**THE EXERCISE:** Repeat the listing in full, word for word.
------
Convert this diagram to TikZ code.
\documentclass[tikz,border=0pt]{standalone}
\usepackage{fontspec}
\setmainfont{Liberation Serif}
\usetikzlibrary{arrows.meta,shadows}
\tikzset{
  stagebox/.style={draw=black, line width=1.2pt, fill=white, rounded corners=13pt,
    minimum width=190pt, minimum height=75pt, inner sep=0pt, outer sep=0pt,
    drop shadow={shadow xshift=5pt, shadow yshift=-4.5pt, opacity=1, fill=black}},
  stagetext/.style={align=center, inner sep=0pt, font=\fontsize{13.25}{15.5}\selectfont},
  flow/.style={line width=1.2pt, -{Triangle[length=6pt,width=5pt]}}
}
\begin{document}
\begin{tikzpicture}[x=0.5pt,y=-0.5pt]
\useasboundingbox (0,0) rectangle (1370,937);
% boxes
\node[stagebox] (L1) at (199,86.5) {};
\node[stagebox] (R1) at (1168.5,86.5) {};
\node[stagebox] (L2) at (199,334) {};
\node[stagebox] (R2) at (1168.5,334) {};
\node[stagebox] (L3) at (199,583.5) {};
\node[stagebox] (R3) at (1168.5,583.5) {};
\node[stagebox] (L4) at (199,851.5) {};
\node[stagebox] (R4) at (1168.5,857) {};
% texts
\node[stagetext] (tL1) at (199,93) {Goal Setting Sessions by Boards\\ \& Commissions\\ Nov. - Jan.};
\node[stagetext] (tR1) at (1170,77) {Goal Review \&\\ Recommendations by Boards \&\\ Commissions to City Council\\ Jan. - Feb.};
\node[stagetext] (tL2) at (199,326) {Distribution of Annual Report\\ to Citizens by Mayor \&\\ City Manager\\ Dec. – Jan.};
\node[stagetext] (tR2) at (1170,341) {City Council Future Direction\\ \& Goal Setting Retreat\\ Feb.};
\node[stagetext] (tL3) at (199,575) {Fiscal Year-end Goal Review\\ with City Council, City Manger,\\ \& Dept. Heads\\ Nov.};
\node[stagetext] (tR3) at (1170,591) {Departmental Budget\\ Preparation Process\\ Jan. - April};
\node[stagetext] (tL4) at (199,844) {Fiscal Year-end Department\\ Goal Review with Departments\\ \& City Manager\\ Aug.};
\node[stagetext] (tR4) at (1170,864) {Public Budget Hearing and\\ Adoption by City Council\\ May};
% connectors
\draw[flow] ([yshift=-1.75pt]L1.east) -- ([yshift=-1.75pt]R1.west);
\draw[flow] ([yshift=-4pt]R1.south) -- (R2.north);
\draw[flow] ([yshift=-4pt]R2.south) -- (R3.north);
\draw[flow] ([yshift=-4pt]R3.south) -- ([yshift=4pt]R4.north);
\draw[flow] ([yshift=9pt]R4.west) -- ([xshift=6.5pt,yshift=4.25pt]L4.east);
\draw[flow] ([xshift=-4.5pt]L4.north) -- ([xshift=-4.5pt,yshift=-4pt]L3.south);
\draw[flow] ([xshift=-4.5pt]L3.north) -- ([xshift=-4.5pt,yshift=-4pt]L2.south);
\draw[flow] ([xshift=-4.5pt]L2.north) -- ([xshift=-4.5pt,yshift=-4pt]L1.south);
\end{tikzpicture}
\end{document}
------
**SOLUTION FOR THIS PROBLEM:**
Convert this diagram to TikZ code.
\documentclass[tikz,border=0pt]{standalone}
\usepackage{fontspec}
\setmainfont{Liberation Serif}
\usetikzlibrary{arrows.meta,shadows}
\tikzset{
  stagebox/.style={draw=black, line width=1.2pt, fill=white, rounded corners=13pt,
    minimum width=190pt, minimum height=75pt, inner sep=0pt, outer sep=0pt,
    drop shadow={shadow xshift=5pt, shadow yshift=-4.5pt, opacity=1, fill=black}},
  stagetext/.style={align=center, inner sep=0pt, font=\fontsize{13.25}{15.5}\selectfont},
  flow/.style={line width=1.2pt, -{Triangle[length=6pt,width=5pt]}}
}
\begin{document}
\begin{tikzpicture}[x=0.5pt,y=-0.5pt]
\useasboundingbox (0,0) rectangle (1370,937);
% boxes
\node[stagebox] (L1) at (199,86.5) {};
\node[stagebox] (R1) at (1168.5,86.5) {};
\node[stagebox] (L2) at (199,334) {};
\node[stagebox] (R2) at (1168.5,334) {};
\node[stagebox] (L3) at (199,583.5) {};
\node[stagebox] (R3) at (1168.5,583.5) {};
\node[stagebox] (L4) at (199,851.5) {};
\node[stagebox] (R4) at (1168.5,857) {};
% texts
\node[stagetext] (tL1) at (199,93) {Goal Setting Sessions by Boards\\ \& Commissions\\ Nov. - Jan.};
\node[stagetext] (tR1) at (1170,77) {Goal Review \&\\ Recommendations by Boards \&\\ Commissions to City Council\\ Jan. - Feb.};
\node[stagetext] (tL2) at (199,326) {Distribution of Annual Report\\ to Citizens by Mayor \&\\ City Manager\\ Dec. – Jan.};
\node[stagetext] (tR2) at (1170,341) {City Council Future Direction\\ \& Goal Setting Retreat\\ Feb.};
\node[stagetext] (tL3) at (199,575) {Fiscal Year-end Goal Review\\ with City Council, City Manger,\\ \& Dept. Heads\\ Nov.};
\node[stagetext] (tR3) at (1170,591) {Departmental Budget\\ Preparation Process\\ Jan. - April};
\node[stagetext] (tL4) at (199,844) {Fiscal Year-end Department\\ Goal Review with Departments\\ \& City Manager\\ Aug.};
\node[stagetext] (tR4) at (1170,864) {Public Budget Hearing and\\ Adoption by City Council\\ May};
% connectors
\draw[flow] ([yshift=-1.75pt]L1.east) -- ([yshift=-1.75pt]R1.west);
\draw[flow] ([yshift=-4pt]R1.south) -- (R2.north);
\draw[flow] ([yshift=-4pt]R2.south) -- (R3.north);
\draw[flow] ([yshift=-4pt]R3.south) -- ([yshift=4pt]R4.north);
\draw[flow] ([yshift=9pt]R4.west) -- ([xshift=6.5pt,yshift=4.25pt]L4.east);
\draw[flow] ([xshift=-4.5pt]L4.north) -- ([xshift=-4.5pt,yshift=-4pt]L3.south);
\draw[flow] ([xshift=-4.5pt]L3.north) -- ([xshift=-4.5pt,yshift=-4pt]L2.south);
\draw[flow] ([xshift=-4.5pt]L2.north) -- ([xshift=-4.5pt,yshift=-4pt]L1.south);
\end{tikzpicture}
\end{document}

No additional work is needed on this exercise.